Abstract

Abstract Nonpoint source contamination of surface and groundwater resources with nitrate‐N (NO 3 ‐N) has been linked to agriculture across the midwestern USA. A 4‐yr study was conducted to assess the extent of NO 3 ‐N leaching in a central Iowa field. Water flow rate was monitored continuously and data were stored on an internal datalogger. Water samples for chemical analysis were collected weekly provided there was sufficient flow. Twelve soil cores were collected in spring, early summer, mid‐summer, and after harvest for each of the 4 yr. Nitrate‐N concentrations in shallow groundwater exhibited temporal trends and were higher under Clarion soil than under Okoboji or Canisteo soil. Denitrification rates were two times higher in Okoboji surface soil than in Clarion surface soil and the highest denitrificafion potential among subsurface sediments was observed for deep unoxidized loess. Soil profile NO 3 ‐N concentrations decreased with depth and were the same below 30 cm for fertilized corn ( Zea mays L.) and soybean ( Glycine max L. Merr.). Nitrate‐N concentrations in subsurface drainage water exceeded 10 mg L −1 for 12 mo and were between 6 and 9 mg L −1 for 32 mo during the 4‐yr study. The temporal pattern of NO 3 ‐N concentrations in subsurface drainage water was not related to the timing of fertilizer N application or the amount of fertilizer N applied.

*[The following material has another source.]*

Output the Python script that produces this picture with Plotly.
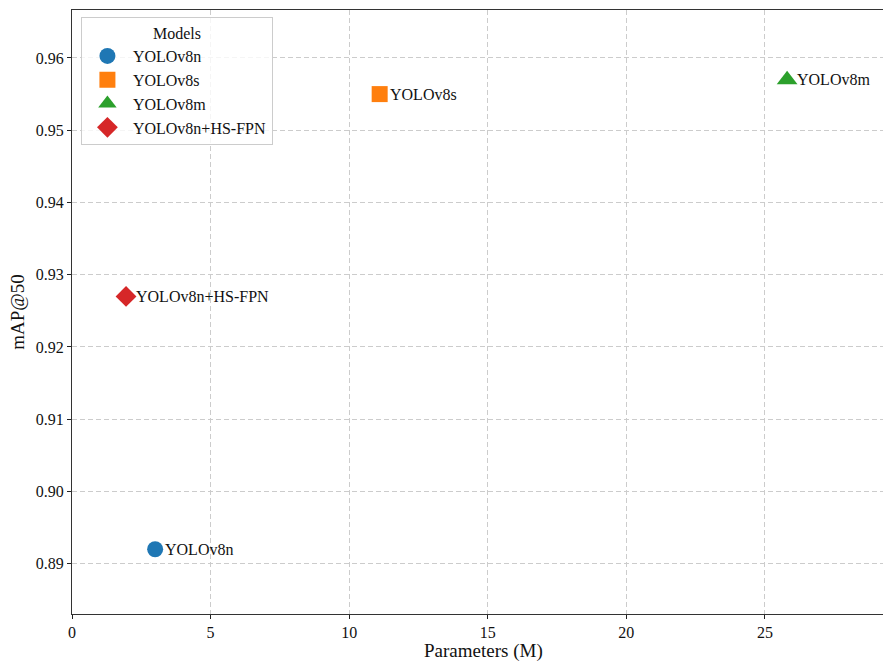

Total NO 3 ‐N losses to subsurface drains were greatest in 1993 (51.3 kg ha −1 ) and least in 1994 (4.9 kg ha −1 ). Most of the subsurface drainage water NO 3 ‐N was lost when crop plants were not present (November‐May), except in 1993. Our results indicate that NO 3 ‐N losses to subsurface drainage water occur primarily as a result of asynchronous production and uptake of NO 3 ‐N in the soil and the presence of large quantifies of potentially mineralizable N in the soil organic matter.